I started reading Sunbathing in the Rain with a sigh of "here we go again - more time and effort to put into reading a book, with no payback". I couldn't have been more wrong.
I literally couldn't put this book down. It made me laugh and cry in equal measure and for the first time in my life I felt I was in the presence of someone who understood what it's REALLY like to be depressed. Best of all, this book has given me hope and heart and the ability to look forward to the future.
It is also, by the way, beautifully written and pleasure to read on that level alone.
This isn't a self help book. As Lewis says, self help is the last thing a depressive needs.

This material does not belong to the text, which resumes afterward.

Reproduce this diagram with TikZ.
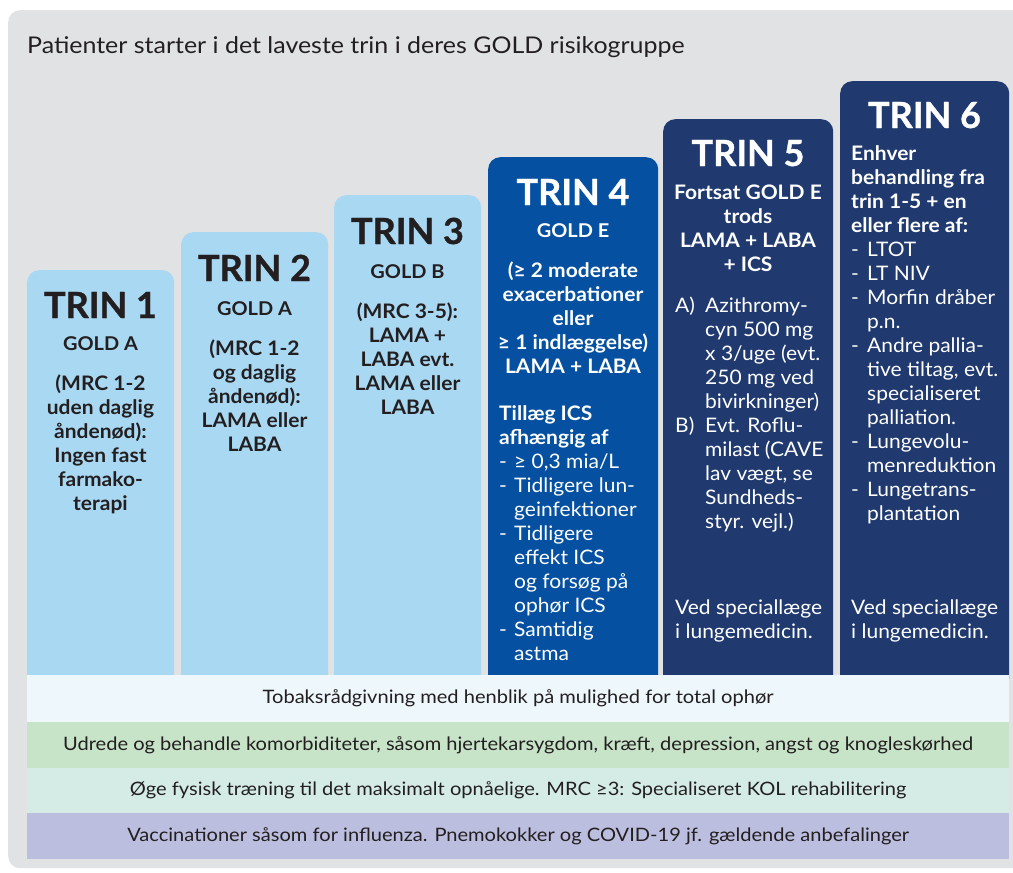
\documentclass[tikz,border=0pt]{standalone}
\usepackage{fontspec}
\setmainfont{Lato}
\newfontfamily\widefont[FakeStretch=1.085]{Lato}
\newfontfamily\bodyfont[FakeStretch=1.05]{Lato}
\newfontfamily\headfont[BoldFeatures={FakeBold=0.9}]{Lato}
\newcommand{\clines}[1]{\begin{tabular}[t]{@{}c@{}}#1\end{tabular}}
\newcommand{\llines}[1]{\begin{tabular}[t]{@{}l@{}}#1\end{tabular}}
\definecolor{panelgray}{RGB}{225,226,228}
\definecolor{lightblue}{RGB}{169,216,243}
\definecolor{midblue}{RGB}{5,80,160}
\definecolor{navy}{RGB}{32,58,112}
\definecolor{darktext}{RGB}{35,31,32}
\definecolor{bandA}{RGB}{238,247,252}
\definecolor{bandB}{RGB}{199,227,200}
\definecolor{bandC}{RGB}{213,236,230}
\definecolor{bandD}{RGB}{188,190,223}
\tikzset{
  colbox/.style={anchor=north west,inner sep=0pt,rounded corners=12pt},
  band/.style={anchor=north west,inner sep=0pt,minimum width=982pt,text=darktext,font=\widefont\fontsize{18.5}{22}\selectfont},
  heading/.style={anchor=base,inner sep=0pt,font=\headfont\bfseries\fontsize{36}{40}\selectfont},
  gold/.style={anchor=base,inner sep=0pt,font=\bodyfont\bfseries\fontsize{19}{24}\selectfont},
  cblock/.style={anchor=base,inner sep=0pt,font=\bodyfont\bfseries\fontsize{20}{24}\selectfont},
  lblock/.style={anchor=base west,inner sep=0pt,font=\bodyfont\bfseries\fontsize{20}{24}\selectfont},
  rblock/.style={anchor=base west,inner sep=0pt,font=\bodyfont\fontsize{20}{24}\selectfont},
}
\begin{document}
\begin{tikzpicture}[x=1pt,y=-1pt]
\useasboundingbox (0,0) rectangle (1013,873);
\fill[white] (0,0) rectangle (1013,873);
\node (panel) [anchor=north west,inner sep=0pt,fill=panelgray,rounded corners=12pt,minimum width=1030pt,minimum height=858pt] at (8,10) {};
\node (title) [anchor=base west,inner sep=0pt,text=darktext,font=\widefont\fontsize{23}{26}\selectfont] at (27,53) {Patienter starter i det laveste trin i deres GOLD risikogruppe};
% columns
\node (c1) [colbox,fill=lightblue,minimum width=147pt,minimum height=420pt] at (27,270) {};
\node (c2) [colbox,fill=lightblue,minimum width=147pt,minimum height=458pt] at (181,232) {};
\node (c3) [colbox,fill=lightblue,minimum width=147pt,minimum height=495pt] at (334,195) {};
\node (c4) [colbox,fill=midblue,minimum width=170pt,minimum height=533pt] at (488,157) {};
\node (c5) [colbox,fill=navy,minimum width=170pt,minimum height=571pt] at (663,119) {};
\node (c6) [colbox,fill=navy,minimum width=169pt,minimum height=609pt] at (840,81) {};
% bands
\node (b1) [band,fill=bandA,minimum height=47pt] at (27,675) {Tobaksrådgivning med henblik på mulighed for total ophør};
\node (b2) [band,fill=bandB,minimum height=46pt] at (27,722) {Udrede og behandle komorbiditeter, såsom hjertekarsygdom, kræft, depression, angst og knogleskørhed};
\node (b3) [band,fill=bandC,minimum height=45pt] at (27,768) {Øge fysisk træning til det maksimalt opnåelige. MRC ≥3: Specialiseret KOL rehabilitering};
\node (b4) [band,fill=bandD,minimum height=46pt] at (27,813) {Vaccinationer såsom for influenza. Pnemokokker og COVID-19 jf. gældende anbefalinger};
% column 1
\node (h1) [heading,text=darktext] at (100.5,318) {TRIN 1};
\node (g1) [gold,text=darktext] at (100.5,350) {GOLD A};
\node (t1) [cblock,text=darktext] at (100.5,390) {\clines{(MRC 1-2\\uden daglig\\åndenød):\\Ingen fast\\farmako-\\terapi}};
% column 2
\node (h2) [heading,text=darktext] at (254.5,281) {TRIN 2};
\node (g2) [gold,text=darktext] at (254.5,315) {GOLD A};
\node (t2) [cblock,text=darktext] at (254.5,355) {\clines{(MRC 1-2\\og daglig\\åndenød):\\LAMA eller\\LABA}};
% column 3
\node (h3) [heading,text=darktext] at (407.5,244) {TRIN 3};
\node (g3) [gold,text=darktext] at (407.5,278) {GOLD B};
\node (t3) [cblock,text=darktext] at (407.5,318) {\clines{(MRC 3-5):\\LAMA +\\LABA evt.\\LAMA eller\\LABA}};
% column 4
\node (h4) [heading,text=white] at (573,205) {TRIN 4};
\node (g4) [gold,text=white] at (573,237) {GOLD E};
\node (t4) [cblock,text=white] at (573,277) {\clines{(≥ 2 moderate\\exacerbationer\\eller\\≥ 1 indlæggelse)\\LAMA + LABA}};
\node (t4b) [lblock,text=white] at (499,420) {\llines{Tillæg ICS\\afhængig af}};
\node (d4a) [rblock,text=white] at (499,468) {-};
\node (i4a) [rblock,text=white] at (514,468) {≥ 0,3 mia/L};
\node (d4b) [rblock,text=white] at (499,492) {-};
\node (i4b) [rblock,text=white] at (514,492) {\llines{Tidligere lun-\\geinfektioner}};
\node (d4c) [rblock,text=white] at (499,540) {-};
\node (i4c) [rblock,text=white] at (514,540) {\llines{Tidligere\\effekt ICS\\og forsøg på\\ophør ICS}};
\node (d4d) [rblock,text=white] at (499,636) {-};
\node (i4d) [rblock,text=white] at (514,636) {\llines{Samtidig\\astma}};
% column 5
\node (h5) [heading,text=white] at (748,166) {TRIN 5};
\node (t5) [cblock,text=white] at (748,199) {\clines{Fortsat GOLD E\\trods\\LAMA + LABA\\+ ICS}};
\node (l5a) [rblock,text=white] at (675,312) {A)};
\node (i5a) [rblock,text=white] at (705,312) {\llines{Azithromy-\\cyn 500 mg\\x 3/uge (evt.\\250 mg ved\\bivirkninger)}};
\node (l5b) [rblock,text=white] at (675,432) {B)};
\node (i5b) [rblock,text=white] at (705,432) {\llines{Evt. Roflu-\\milast (CAVE\\lav vægt, se\\Sundheds-\\styr. vejl.)}};
\node (v5) [rblock,text=white] at (675,614) {\llines{Ved speciallæge\\i lungemedicin.}};
% column 6
\node (h6) [heading,text=white] at (924.5,128) {TRIN 6};
\node (t6) [lblock,text=white] at (851,160) {\llines{Enhver\\behandling fra\\trin 1-5 + en\\eller flere af:}};
\node (d6a) [rblock,text=white] at (851,256) {-};
\node (i6a) [rblock,text=white] at (867,256) {LTOT};
\node (d6b) [rblock,text=white] at (851,280) {-};
\node (i6b) [rblock,text=white] at (867,280) {LT NIV};
\node (d6c) [rblock,text=white] at (851,304) {-};
\node (i6c) [rblock,text=white] at (867,304) {\llines{Morfin dråber\\p.n.}};
\node (d6d) [rblock,text=white] at (851,352) {-};
\node (i6d) [rblock,text=white] at (867,352) {\llines{Andre pallia-\\tive tiltag, evt.\\specialiseret\\palliation.}};
\node (d6e) [rblock,text=white] at (851,448) {-};
\node (i6e) [rblock,text=white] at (867,448) {\llines{Lungevolu-\\menreduktion}};
\node (d6f) [rblock,text=white] at (851,496) {-};
\node (i6f) [rblock,text=white] at (867,496) {\llines{Lungetrans-\\plantation}};
\node (v6) [rblock,text=white] at (851,614) {\llines{Ved speciallæge\\i lungemedicin.}};
\end{tikzpicture}
\end{document}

Instead, it's a personal account of depression, mixed with down to earth advice and good old fashioned comfort and reassurance. Aimed at depressives, it's helpful that Lewis has also broken up the text with short and realistically readable quotes from other writers who know what they're talking about.
We don't get just any personal account of depression either, we get a poet's account, which to me is significant for two reasons. For a start, no-one writes prose like a poet. It might seem like bad taste to consider Sunbathing in the Rain as an exquisitely written work of literature, but it would be impossible to ignore that it is. More significantly perhaps, Lewis presents a very convincing case for a close connection between depression and the act of writing poetry. So convincing that I almost started to sympathise with the insurance company that notoriously charges fellow poet Simon Armitage considerably more to cover the risk of living his life as a writer than when he was a probation officer.
There are some unsettling ideas here about the nature and possible causes of depression. Echoing Les Murray's assertion that the cure for depression is the truth, Lewis adds that depression "says the way you've been living is unbearable". A bit harder to take in its implications than the random chemical accident theory but probably more likely to save your life in the long run.
Sunbathing in the Rain isn't a depressing book. Lewis meant it when she chose the subtitle, A Cheerful Book about Depression, and as a poet and truth teller, she can surely be trusted to mean the book's highly encouraging last line too - that she wouldn't swap her life now for anything.